Jason Box: Greenland albedo rebounds from snowfall but is again followed by widespread high air temperatures


Greenland albedo rebounds from snowfall but is again followed by widespread high air temperatures



by Jason Box, Melt Factor, August 1, 2012


In the latest update of daily Greenland reflectivity (a.k.a., albedo) observed by the NASA MODIS sensors, we see the effect of fresh snow brightening the ice sheet surface after the extreme low albedo in mid-July 2012. Late July’s reflectivity remains below other years in the observational record since 2000 and the values are trending lower again because of the darkening effect of near-surface air temperatures reported for July 24-31 being near or above the melting point, according to ground observations maintained by Konrad Steffen, director of the Swiss Federal Institute for Forest, Snow and Landscape Research. The earlier high melt area episode was  July 11-15, 2012.


Daily ice sheet averaged reflectivity values for 13 individual years beginning in 2000 (0-3200 m refers to the elevation range of the whole ice sheet).

If the July 24-31 high temperatures are on par with those from July 11-15, 2012, and if there is not another summer snowfall at the higher elevations of the ice sheet, I’d expect the albedos to decline further, reaching say 65.5% in the coming days.

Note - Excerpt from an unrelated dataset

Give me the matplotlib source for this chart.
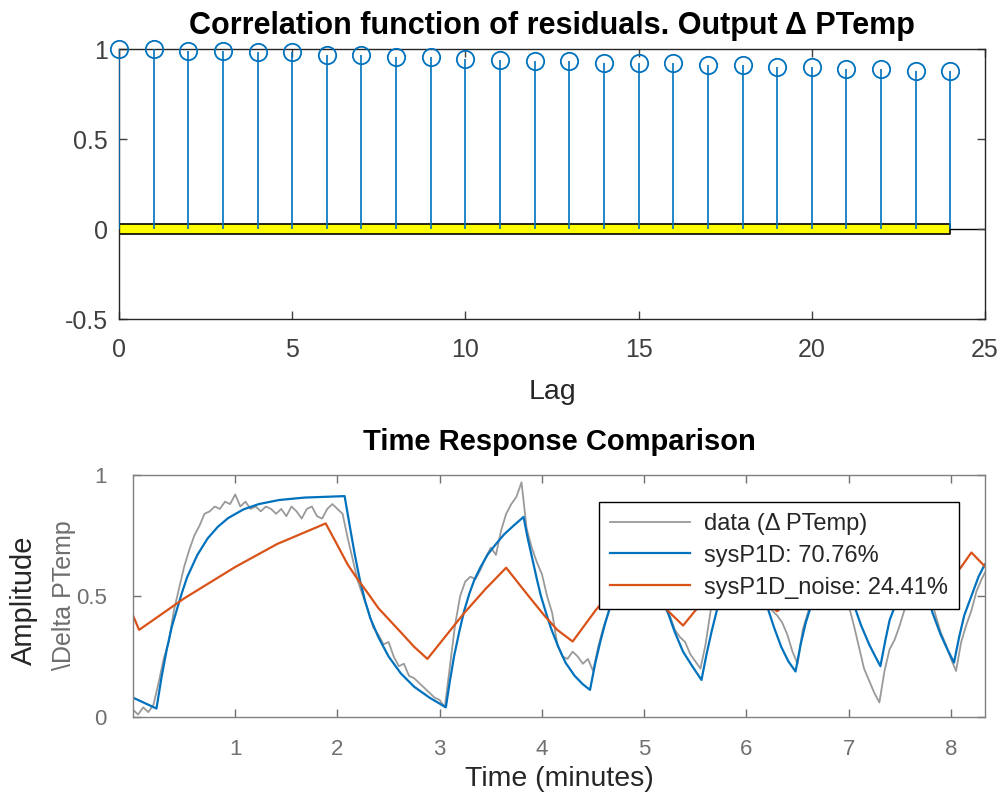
import numpy as np
import matplotlib.pyplot as plt

plt.rcParams['font.family'] = ['Liberation Sans', 'DejaVu Sans']

# --- residual correlation (top) ---
lags = list(range(25))
corr = [1.000, 0.998, 0.989, 0.990, 0.982, 0.982, 0.967, 0.967, 0.957, 0.957,
        0.944, 0.939, 0.933, 0.933, 0.924, 0.924, 0.924, 0.911, 0.911, 0.902,
        0.902, 0.889, 0.889, 0.880, 0.880]
conf_level = 0.03

# --- time response (bottom) ---
data_dt = 0.05  # minutes between samples
data_v = [0.03, 0.01, 0.04, 0.02, 0.05, 0.14, 0.24, 0.31, 0.44, 0.53,
          0.62, 0.69, 0.75, 0.79, 0.84, 0.85, 0.87, 0.86, 0.89, 0.88,
          0.92, 0.87, 0.89, 0.86, 0.87, 0.85, 0.87, 0.86, 0.84, 0.86,
          0.83, 0.87, 0.85, 0.82, 0.86, 0.87, 0.83, 0.82, 0.86, 0.88,
          0.86, 0.84, 0.74, 0.65, 0.56, 0.50, 0.44, 0.37, 0.34, 0.30,
          0.31, 0.25, 0.21, 0.22, 0.17, 0.16, 0.14, 0.12, 0.10, 0.08,
          0.07, 0.04, 0.21, 0.38, 0.50, 0.56, 0.58, 0.57, 0.61, 0.66,
          0.70, 0.67, 0.77, 0.84, 0.88, 0.91, 0.97, 0.78, 0.70, 0.64,
          0.59, 0.50, 0.43, 0.30, 0.25, 0.24, 0.27, 0.25, 0.22, 0.24,
          0.19, 0.29, 0.37, 0.43, 0.52, 0.58, 0.65, 0.70, 0.74, 0.72,
          0.70, 0.62, 0.55, 0.50, 0.45, 0.42, 0.36, 0.33, 0.31, 0.26,
          0.23, 0.20, 0.30, 0.44, 0.52, 0.58, 0.64, 0.68, 0.72, 0.70,
          0.66, 0.60, 0.54, 0.50, 0.47, 0.44, 0.42, 0.39, 0.34, 0.27,
          0.22, 0.36, 0.43, 0.50, 0.58, 0.65, 0.70, 0.72, 0.68, 0.58,
          0.46, 0.38, 0.29, 0.20, 0.15, 0.10, 0.06, 0.19, 0.28, 0.32,
          0.38, 0.45, 0.55, 0.63, 0.68, 0.62, 0.50, 0.42, 0.35, 0.30,
          0.24, 0.19, 0.31, 0.38, 0.44, 0.52, 0.57, 0.61]
data_t = np.arange(len(data_v)) * data_dt

p1d_t = [0.00, 0.23, 0.28, 0.33, 0.38, 0.43, 0.48, 0.53, 0.63, 0.73, 0.83, 0.93,
         1.08, 1.23, 1.43, 1.68, 2.07, 2.12, 2.17, 2.22, 2.27, 2.32, 2.40, 2.50,
         2.62, 2.75, 2.90, 3.06, 3.10, 3.14, 3.19, 3.24, 3.29, 3.34, 3.40, 3.47,
         3.55, 3.63, 3.72, 3.82, 3.86, 3.90, 3.95, 3.99, 4.04, 4.09, 4.16, 4.23,
         4.32, 4.40, 4.47, 4.52, 4.57, 4.62, 4.67, 4.75, 4.85, 4.95, 5.04, 5.10,
         5.16, 5.22, 5.30, 5.38, 5.47, 5.56, 5.61, 5.66, 5.71, 5.76, 5.86, 5.96,
         6.05, 6.10, 6.15, 6.20, 6.27, 6.34, 6.41, 6.48, 6.53, 6.58, 6.64, 6.70,
         6.80, 6.92, 6.97, 7.01, 7.05, 7.12, 7.20, 7.26, 7.31, 7.36, 7.40, 7.44,
         7.50, 7.58, 7.68, 7.75, 7.82, 7.90, 7.97, 8.03, 8.08, 8.13, 8.20, 8.27,
         8.33]
p1d_v = [0.080, 0.035, 0.166, 0.278, 0.373, 0.445, 0.515, 0.578, 0.670, 0.738,
         0.786, 0.822, 0.858, 0.880, 0.897, 0.907, 0.913, 0.790, 0.670, 0.565,
         0.480, 0.410, 0.330, 0.250, 0.180, 0.125, 0.080, 0.040, 0.150, 0.250,
         0.350, 0.440, 0.510, 0.568, 0.620, 0.672, 0.715, 0.755, 0.790, 0.827,
         0.740, 0.665, 0.570, 0.500, 0.430, 0.365, 0.290, 0.225, 0.170, 0.135,
         0.112, 0.220, 0.310, 0.390, 0.460, 0.540, 0.620, 0.690, 0.780, 0.650,
         0.540, 0.445, 0.350, 0.270, 0.210, 0.153, 0.260, 0.355, 0.440, 0.510,
         0.620, 0.700, 0.750, 0.640, 0.540, 0.460, 0.370, 0.290, 0.230, 0.188,
         0.300, 0.390, 0.470, 0.540, 0.630, 0.700, 0.600, 0.530, 0.465, 0.380,
         0.300, 0.250, 0.210, 0.320, 0.400, 0.445, 0.520, 0.600, 0.665, 0.540,
         0.430, 0.340, 0.275, 0.225, 0.330, 0.420, 0.500, 0.580, 0.630]

noise_t = [0.00, 0.06, 0.50, 1.00, 1.41, 1.885, 2.00, 2.10, 2.18, 2.30, 2.40,
           2.51, 2.62, 2.75, 2.88, 3.05, 3.24, 3.45, 3.65, 3.85, 4.03, 4.15,
           4.30, 4.53, 4.90, 5.22, 5.38, 5.50, 5.85, 6.30, 6.75, 7.20, 7.60,
           7.95, 8.10, 8.20, 8.36]
noise_v = [0.42, 0.36, 0.49, 0.62, 0.715, 0.80, 0.71, 0.63, 0.58, 0.51, 0.45,
           0.40, 0.35, 0.29, 0.24, 0.33, 0.43, 0.53, 0.617, 0.51, 0.416, 0.36,
           0.312, 0.444, 0.62, 0.444, 0.378, 0.44, 0.58, 0.437, 0.60, 0.47, 0.60,
           0.55, 0.62, 0.68, 0.61]

blue = '#0072BD'
orange = '#D95319'
tick_col = '#404040'

fig = plt.figure(figsize=(10.05, 8.01), dpi=100)

# top: correlation
ax1 = fig.add_axes([0.1184, 0.6017, 0.8617, 0.337])
ax1.axhline(0, color='black', lw=1.0, zorder=1)
ax1.fill_between([lags[0], lags[-1]], -conf_level, conf_level,
                 facecolor='yellow', edgecolor='black', lw=1.2, zorder=2)
ax1.vlines(lags, 0, corr, color=blue, lw=1.2, zorder=3)
ax1.plot(lags, corr, 'o', mfc='none', mec=blue, ms=12.5, mew=1.3, zorder=4,
         clip_on=False)
ax1.set_xlim(0, 25)
ax1.set_ylim(-0.5, 1)
ax1.set_xticks([0, 5, 10, 15, 20, 25])
ax1.set_yticks([-0.5, 0, 0.5, 1])
ax1.set_yticklabels(['-0.5', '0', '0.5', '1'])
ax1.tick_params(direction='in', top=True, right=True, labelsize=18,
                colors=tick_col, length=6, width=1)
ax1.tick_params(axis='x', pad=14)
ax1.tick_params(axis='y', pad=8)
for s in ax1.spines.values():
    s.set_color('#262626')
    s.set_linewidth(1.0)
ax1.set_xlabel('Lag', fontsize=20.5, color='#262626', labelpad=12)
ax1.set_title('Correlation function of residuals. Output \u0394 PTemp',
              fontsize=22, fontweight='bold', pad=11)

# bottom: time response
ax2 = fig.add_axes([0.1323, 0.1049, 0.8478, 0.302])
ax2.plot(data_t, data_v, color='#9a9a9a', lw=1.3, label='data (\u0394 PTemp)')
ax2.plot(p1d_t, p1d_v, color=blue, lw=1.6, label='sysP1D: 70.76%')
ax2.plot(noise_t, noise_v, color=orange, lw=1.6, label='sysP1D_noise: 24.41%')
ax2.set_xlim(0, 8.333)
ax2.set_ylim(0, 1)
ax2.set_xticks([1, 2, 3, 4, 5, 6, 7, 8])
ax2.set_yticks([0, 0.5, 1])
ax2.set_yticklabels(['0', '0.5', '1'])
ax2.tick_params(direction='in', top=True, right=True, labelsize=16,
                colors='#707070', length=6, width=1)
ax2.tick_params(axis='x', pad=16)
ax2.tick_params(axis='y', pad=19)
for s in ax2.spines.values():
    s.set_color('#808080')
    s.set_linewidth(1.0)
ax2.set_xlabel('Time (minutes)', fontsize=20.5, color='#262626', labelpad=4)
ax2.set_title('Time Response Comparison', fontsize=21, fontweight='bold', pad=18)
fig.text(24 / 1005, 1 - 600 / 801, 'Amplitude', rotation=90, fontsize=21,
         color='#262626', ha='center', va='center')
fig.text(64 / 1005, 1 - 595 / 801, '\\Delta PTemp', rotation=90, fontsize=18,
         color='#6e6e6e', ha='center', va='center')

leg = ax2.legend(loc='upper right', bbox_to_anchor=(0.9695, 0.888),
                 borderaxespad=0, fontsize=17, fancybox=False, framealpha=1,
                 edgecolor='black', handlelength=3.4, labelspacing=0.42,
                 borderpad=0.45, handletextpad=0.6)
leg.get_frame().set_linewidth(1.0)
for t in leg.get_texts():
    t.set_color('#262626')

fig.savefig('out.png', dpi=100, facecolor='white')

These results are after the externally-reviewed publication Box et al. (2012) -- citation below.
  • Box, J. E., Fettweis, X., Stroeve, J. C., Tedesco, M., Hall, D. K., and Steffen, K.: Greenland ice sheet albedo feedback: thermodynamics and atmospheric drivers, The Cryosphere Discuss., 6, 593-634, doi:10.5194/tcd-6-593-2012, 2012. DOWNLOAD LATEST ACCEPTED VERSION
Reflectivity (a.k.a. albedo) anomaly computed as the July average albedo for 5 km grid cells for the 12 year period (2000-2011) minus July 2012 values. Negative anomaly values mean the ice sheet is darker than average.